+++ Dataset content +++

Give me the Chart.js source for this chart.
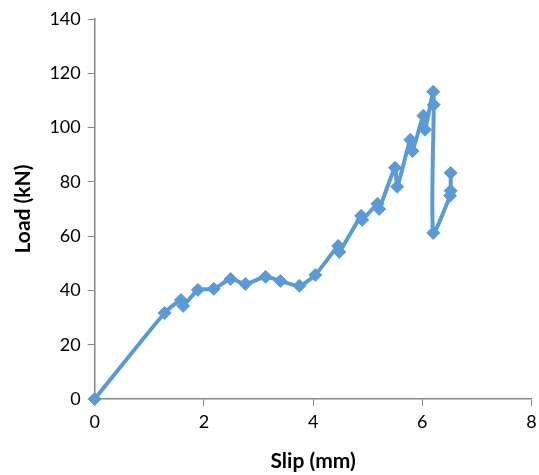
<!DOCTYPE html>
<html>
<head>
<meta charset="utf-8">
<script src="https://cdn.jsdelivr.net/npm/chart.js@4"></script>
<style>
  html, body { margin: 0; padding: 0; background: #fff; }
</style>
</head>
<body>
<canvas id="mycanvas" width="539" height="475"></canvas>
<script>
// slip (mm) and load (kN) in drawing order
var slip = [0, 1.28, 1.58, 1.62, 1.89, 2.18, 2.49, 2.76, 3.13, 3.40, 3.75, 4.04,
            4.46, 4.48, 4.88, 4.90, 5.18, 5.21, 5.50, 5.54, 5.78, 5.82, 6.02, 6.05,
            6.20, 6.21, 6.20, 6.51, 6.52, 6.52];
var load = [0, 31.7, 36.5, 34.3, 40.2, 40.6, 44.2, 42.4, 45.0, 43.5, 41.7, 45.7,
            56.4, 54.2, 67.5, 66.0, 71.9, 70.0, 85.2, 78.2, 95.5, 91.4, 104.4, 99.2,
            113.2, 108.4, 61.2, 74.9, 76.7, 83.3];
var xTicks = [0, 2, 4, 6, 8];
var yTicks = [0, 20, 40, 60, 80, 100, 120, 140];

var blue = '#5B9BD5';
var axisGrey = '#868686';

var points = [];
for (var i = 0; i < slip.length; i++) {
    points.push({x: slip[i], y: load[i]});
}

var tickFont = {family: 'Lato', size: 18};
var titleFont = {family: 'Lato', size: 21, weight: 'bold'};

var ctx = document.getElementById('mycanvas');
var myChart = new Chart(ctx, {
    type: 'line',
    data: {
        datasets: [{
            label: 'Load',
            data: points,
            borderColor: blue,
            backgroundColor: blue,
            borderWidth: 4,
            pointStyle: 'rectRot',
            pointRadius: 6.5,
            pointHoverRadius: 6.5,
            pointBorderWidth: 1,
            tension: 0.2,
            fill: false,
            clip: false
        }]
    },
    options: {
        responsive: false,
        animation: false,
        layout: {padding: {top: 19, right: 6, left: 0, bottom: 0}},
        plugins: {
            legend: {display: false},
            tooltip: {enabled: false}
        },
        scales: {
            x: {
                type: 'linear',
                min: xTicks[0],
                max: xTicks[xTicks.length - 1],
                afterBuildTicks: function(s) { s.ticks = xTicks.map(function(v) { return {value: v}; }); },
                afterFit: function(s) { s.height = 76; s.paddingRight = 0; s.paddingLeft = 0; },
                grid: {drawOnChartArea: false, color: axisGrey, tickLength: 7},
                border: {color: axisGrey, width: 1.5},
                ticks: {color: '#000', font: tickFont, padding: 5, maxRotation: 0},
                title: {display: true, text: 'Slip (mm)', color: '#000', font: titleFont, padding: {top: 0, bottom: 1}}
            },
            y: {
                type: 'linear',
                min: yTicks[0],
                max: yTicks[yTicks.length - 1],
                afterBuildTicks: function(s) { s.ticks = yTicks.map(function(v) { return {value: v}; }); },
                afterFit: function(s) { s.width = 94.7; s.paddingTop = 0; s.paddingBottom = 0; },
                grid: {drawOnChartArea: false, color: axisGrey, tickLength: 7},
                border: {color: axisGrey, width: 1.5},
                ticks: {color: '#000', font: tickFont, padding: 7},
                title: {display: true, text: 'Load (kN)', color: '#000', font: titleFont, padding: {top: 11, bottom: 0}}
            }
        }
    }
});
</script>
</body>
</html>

+++

Exercise description: Every line should be retyped exactly, with the pictures omitted.

Answer to this exercise:
Give me the Chart.js source for this chart.
<!DOCTYPE html>
<html>
<head>
<meta charset="utf-8">
<script src="https://cdn.jsdelivr.net/npm/chart.js@4"></script>
<style>
  html, body { margin: 0; padding: 0; background: #fff; }
</style>
</head>
<body>
<canvas id="mycanvas" width="539" height="475"></canvas>
<script>
// slip (mm) and load (kN) in drawing order
var slip = [0, 1.28, 1.58, 1.62, 1.89, 2.18, 2.49, 2.76, 3.13, 3.40, 3.75, 4.04,
            4.46, 4.48, 4.88, 4.90, 5.18, 5.21, 5.50, 5.54, 5.78, 5.82, 6.02, 6.05,
            6.20, 6.21, 6.20, 6.51, 6.52, 6.52];
var load = [0, 31.7, 36.5, 34.3, 40.2, 40.6, 44.2, 42.4, 45.0, 43.5, 41.7, 45.7,
            56.4, 54.2, 67.5, 66.0, 71.9, 70.0, 85.2, 78.2, 95.5, 91.4, 104.4, 99.2,
            113.2, 108.4, 61.2, 74.9, 76.7, 83.3];
var xTicks = [0, 2, 4, 6, 8];
var yTicks = [0, 20, 40, 60, 80, 100, 120, 140];

var blue = '#5B9BD5';
var axisGrey = '#868686';

var points = [];
for (var i = 0; i < slip.length; i++) {
    points.push({x: slip[i], y: load[i]});
}

var tickFont = {family: 'Lato', size: 18};
var titleFont = {family: 'Lato', size: 21, weight: 'bold'};

var ctx = document.getElementById('mycanvas');
var myChart = new Chart(ctx, {
    type: 'line',
    data: {
        datasets: [{
            label: 'Load',
            data: points,
            borderColor: blue,
            backgroundColor: blue,
            borderWidth: 4,
            pointStyle: 'rectRot',
            pointRadius: 6.5,
            pointHoverRadius: 6.5,
            pointBorderWidth: 1,
            tension: 0.2,
            fill: false,
            clip: false
        }]
    },
    options: {
        responsive: false,
        animation: false,
        layout: {padding: {top: 19, right: 6, left: 0, bottom: 0}},
        plugins: {
            legend: {display: false},
            tooltip: {enabled: false}
        },
        scales: {
            x: {
                type: 'linear',
                min: xTicks[0],
                max: xTicks[xTicks.length - 1],
                afterBuildTicks: function(s) { s.ticks = xTicks.map(function(v) { return {value: v}; }); },
                afterFit: function(s) { s.height = 76; s.paddingRight = 0; s.paddingLeft = 0; },
                grid: {drawOnChartArea: false, color: axisGrey, tickLength: 7},
                border: {color: axisGrey, width: 1.5},
                ticks: {color: '#000', font: tickFont, padding: 5, maxRotation: 0},
                title: {display: true, text: 'Slip (mm)', color: '#000', font: titleFont, padding: {top: 0, bottom: 1}}
            },
            y: {
                type: 'linear',
                min: yTicks[0],
                max: yTicks[yTicks.length - 1],
                afterBuildTicks: function(s) { s.ticks = yTicks.map(function(v) { return {value: v}; }); },
                afterFit: function(s) { s.width = 94.7; s.paddingTop = 0; s.paddingBottom = 0; },
                grid: {drawOnChartArea: false, color: axisGrey, tickLength: 7},
                border: {color: axisGrey, width: 1.5},
                ticks: {color: '#000', font: tickFont, padding: 7},
                title: {display: true, text: 'Load (kN)', color: '#000', font: titleFont, padding: {top: 11, bottom: 0}}
            }
        }
    }
});
</script>
</body>
</html>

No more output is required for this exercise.